El caso Urdangarín y el futuro de la monarquía

En España, el debate entre monarquía y república ha sido un tabú político hasta hace bien poco. La Constitución Española acepto la jefatura de Estado monárquica, uno de los principios innegociables de los sectores regeneracionistas del régimen anterior. Y el golpe de Estado del 23F, más allá de las dudas más que razonables sobre la actitud de Juan Carlos una vez conocidos los cables del embajador alemán, vino a confirmar la institución monárquica y vacunó a la opinión pública española, a los medios de comunicación y a la clase política de cualquier tentación republicana. Tal es así que la figura del Rey y su familia eran intocables, ya no desde el punto de vista judicial, sino desde el ejercicio de la más elemental libertad de expresión. Hasta hace poco eran evidentes los episodios de autocensura en prensa y televisión. Pero también los de censura. Me viene a la cabeza aquel programa del Gran Wyoming en TVE en el que programaron una entrevista con Quim Monzó. Corría el año 1994 y el escritor catalán se había despachado a gusto con la monarquía en TV3 unos pocos días antes. El resultado fue la cancelación fulminante del programa de Wyoming. “Muerto el perro, se acabó la rabia” debió pensar Jordi García Candau, último Director de RTVE bajo presidencia de Felipe González. Y un episodio similar se vivió en 2007 con el secuestro de la portada de El Jueves ordenada por la mismísima Audiencia Nacional.

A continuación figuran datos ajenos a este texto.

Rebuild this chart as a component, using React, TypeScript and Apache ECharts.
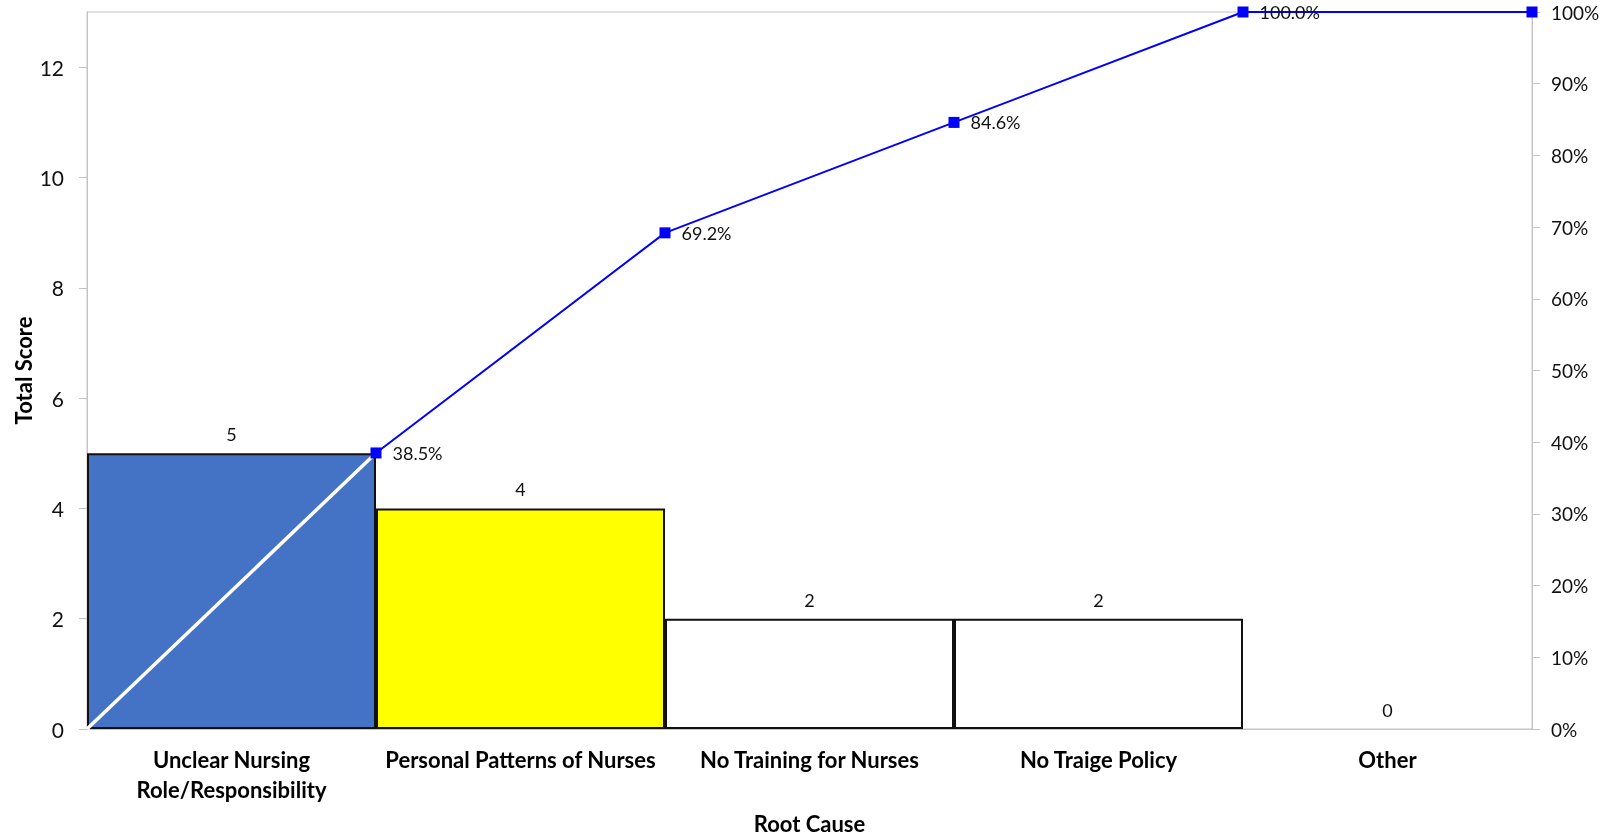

Hay que reconocer, como dicen algunos monárquicos, que la jefatura de Estado de la mayoría de repúblicas de nuestro entorno más cercano no son más transparentes ni más baratas de lo que resulta la monarquía española. La Jefatura de Estado en España es una institución meramente representativa y hay quien considera que su condición hereditaria garantiza su posición ajena al juego político. Y habrá que reconocer que algo de ello hay. Pero la democracia es una combinación de forma y contenido desplegada en un devenir histórico concreto. Y la monarquía casa mal con una formalidad democrática donde los cargos públicos se escogen por procedimientos electivos y no en función del apellido o el ADN. Pero si además la democracia es un proceso histórico, habrá que convenir que la monarquía, por muy parlamentaria que sea, está más cerca de un pasado que hemos desterrado que de un futuro que debemos construir.

El caso Urdangarín ha abierto una grieta en el blindaje con el que la monarquía se había protegido de su propio cuestionamiento. En efecto no es gran cosa y aun no permite divisar un horizonte republicano en España. Pero todos sabemos que las grietas o bien se arreglan o crecen si remisión horadando los cimientos donde aparecen. Hoy en los medios de comunicación se puede criticar abiertamente a los inquilinos de la Zarzuela y de hecho un caso como el de Quim Monzó en TVE sería impensable en la actualidad.

A los errores flagrantes con los que la Casa Real ha abordado el caso Urdangarín se unen unas circunstancias socio-económicas muy poco favorables. En medio de una crisis que ya dura demasiado y con una descomunal cifra de desempleo, los privilegios reales y la impunidad con la que actuaba Urdangarín bajo la complicidad de algunos políticos duelen mucho más al ciudadano medio, que se indigna con razón ante unas figuras institucionales que no se caracterizan precisamente por su austeridad.

Pero a esa situación desfavorable para la legitimación monárquica habrá que sumarle un precario equilibrio político que no está garantizado en el futuro. El republicanismo de izquierdas ha sido silenciado hasta el momento por la lealtad del PSOE a la corona. Y los ataques que una parte de la extrema derecha dirigen a la Casa Real no han contagiado a los sectores mayoritarios y más centrados del PP. Pero una cierta presión popular en sentido contrario a la realeza y de la mano de una generación de ciudadanos que ya no son deudores de la legitimación monárquica surgida de la transición y del 23F, podría mover el punto de equilibrio político a favor de posiciones más republicanas.

Es probable no obstante, que las aguas vuelvan a su cauce y que políticos, monarca y sucesor aguarden a que pase la tormenta. A la democracia le gustan poco las grandes transformaciones y sus élites huyen de todo aquello que pueda poner en riesgo la estabilidad institucional. Pero así todo, algo habrá cambiado en la mirada de los ciudadanos hacia la monarquía. Una mirada que difícilmente podrá volver a ser como era y a la que la monarquía tendrá que adaptarse si quiere sobrevivir.